Friday, 16 May 2014

New format provides fresh impetus

New format provides fresh impetus
The UEFA Europa League trophy©Getty Images
The UEFA Europa League evolved from the UEFA Cup, which itself was conceived by Switzerland's Ernst Thommen who, along with Italy's Ottorino Barrasi and England's Sir Stanley Rous, later FIFA President, created a tournament for representative sides from European cities that regularly held trade fairs.
This forerunner to the UEFA Cup, the Inter-Cities Fairs Cup, was founded on 18 April 1955, two weeks after the founding of the European Champion Clubs' Cup. The first Fairs Cup involved teams from Barcelona, Basle, Birmingham, Copenhagen, Frankfurt, Lausanne, Leipzig, London, Milan and Zagreb. The original tournament lasted three years, with matches timed to coincide with trade fairs. Barcelona, using players purely from FC Barcelona, beat a London representative side 8-2 on aggregate in the final.
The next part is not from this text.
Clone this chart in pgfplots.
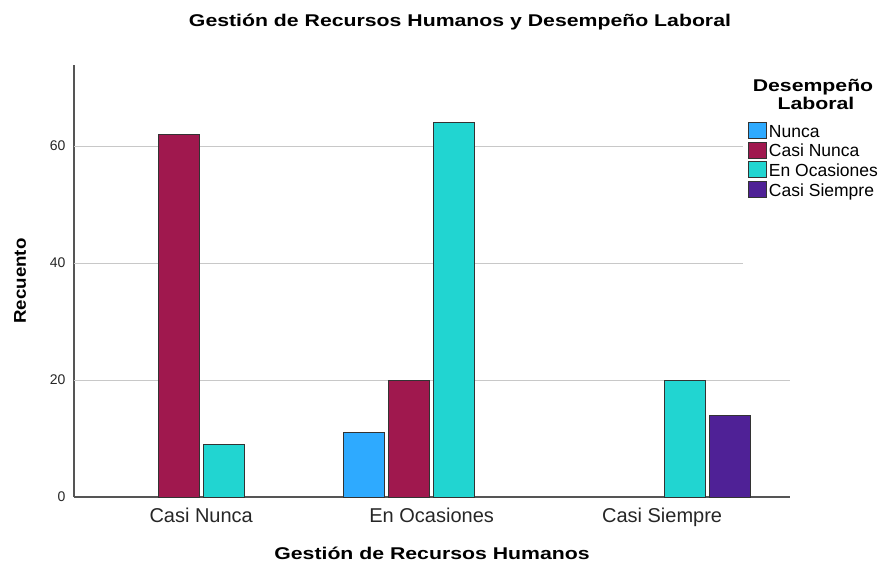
\documentclass[border=0pt]{standalone}
\usepackage{fontspec}
\setmainfont{Liberation Sans}
\usepackage{graphicx}
\usepackage{pgfplots}
\pgfplotsset{compat=1.18}
\definecolor{cNunca}{RGB}{46,170,255}
\definecolor{cCasiNunca}{RGB}{160,24,78}
\definecolor{cEnOc}{RGB}{33,213,209}
\definecolor{cCasiSiempre}{RGB}{79,33,150}
\definecolor{axgray}{RGB}{85,85,85}
\definecolor{gridgray}{RGB}{200,200,200}
\newcommand{\bstretch}[1]{\scalebox{1.25}[1]{\bfseries #1}}
\begin{document}
\begin{tikzpicture}[x=1pt,y=1pt]
\path[use as bounding box] (0,0) rectangle (880,562);
\begin{axis}[
  at={(74pt,65pt)}, anchor=south west,
  scale only axis, width=716pt, height=432pt,
  xmin=-0.552, xmax=2.555, ymin=0, ymax=73.85,
  axis x line*=bottom, axis y line*=left,
  axis line style={axgray, line width=1.3pt},
  x axis line style={-}, y axis line style={-},
  xtick={0,1,2}, xticklabels={Casi Nunca,En Ocasiones,Casi Siempre},
  ytick={0,20,40,60},
  major tick length=0pt,
  tick style={draw=none},
  xticklabel style={font=\fontsize{20}{22}\selectfont, color=black!85, anchor=base, yshift=-25pt},
  yticklabel style={font=\fontsize{14}{16}\selectfont, color=black!85, xshift=-5pt},
  /pgf/number format/assume math mode=true,
  xlabel={\bstretch{Gestión de Recursos Humanos}},
  ylabel={\scalebox{1.1}[1]{\bfseries Recuento}},
  every axis x label/.style={at={(axis description cs:0.5,0)}, anchor=base, yshift=-62pt, font=\fontsize{17}{20}\selectfont},
  every axis y label/.style={at={(axis description cs:-0.0754,0.5)}, rotate=90, anchor=center, font=\fontsize{17}{20}\selectfont},
  ybar, bar width=41pt,
  area legend,
  legend image code/.code={\draw[#1,draw=black!80,line width=0.8pt] (0pt,-6pt) rectangle (18pt,10pt);},
  legend style={at={(rel axis cs:0.9413,0.868)}, anchor=north west, draw=none, fill=none,
    font=\fontsize{17.5}{19}\selectfont, inner sep=0pt, row sep=0.9pt,
    nodes={inner sep=0pt, text height=13pt, text depth=3.5pt},
    /tikz/every odd column/.append style={column sep=2pt}},
  legend cell align=left,
  clip=false,
]
\draw[gridgray, line width=0.9pt] (axis cs:-0.552,20) -- (axis cs:2.555,20);
\draw[gridgray, line width=0.9pt] (axis cs:-0.552,40) -- (axis cs:2.351,40);
\draw[gridgray, line width=0.9pt] (axis cs:-0.552,60) -- (axis cs:2.351,60);
\addplot[fill=cNunca, draw=black!80, line width=0.9pt, bar shift=-67.5pt] coordinates {(1,11)};
\addplot[fill=cCasiNunca, draw=black!80, line width=0.9pt, bar shift=-22.5pt] coordinates {(0,62) (1,20)};
\addplot[fill=cEnOc, draw=black!80, line width=0.9pt, bar shift=22.5pt] coordinates {(0,9) (1,64) (2,20)};
\addplot[fill=cCasiSiempre, draw=black!80, line width=0.9pt, bar shift=67.5pt] coordinates {(2,14)};
\legend{Nunca,Casi Nunca,En Ocasiones,Casi Siempre}
\end{axis}
\node[font=\fontsize{17}{20}\selectfont, anchor=base] at (460,535) {\bstretch{Gestión de Recursos Humanos y Desempeño Laboral}};
\node[font=\fontsize{17}{20}\selectfont, anchor=base] at (813,470) {\bstretch{Desempeño}};
\node[font=\fontsize{17}{20}\selectfont, anchor=base] at (816,452) {\bstretch{Laboral}};
\end{tikzpicture}
\end{document}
For the second tournament the organisers reverted to club participation but the teams still had to come from cities staging trade fairs. Sixteen clubs took part in the 1958-60 tournament, after which it was staged on an annual basis. By 1962 the number of entrants had risen to 32; there are now over 100. In its early years, teams from southern Europe dominated, notably Barcelona, who won it three times, and Valencia CF who won it twice. In 1968 Leeds United AFC became the first northern European club to win the trophy, heralding a run of six successive wins by English sides.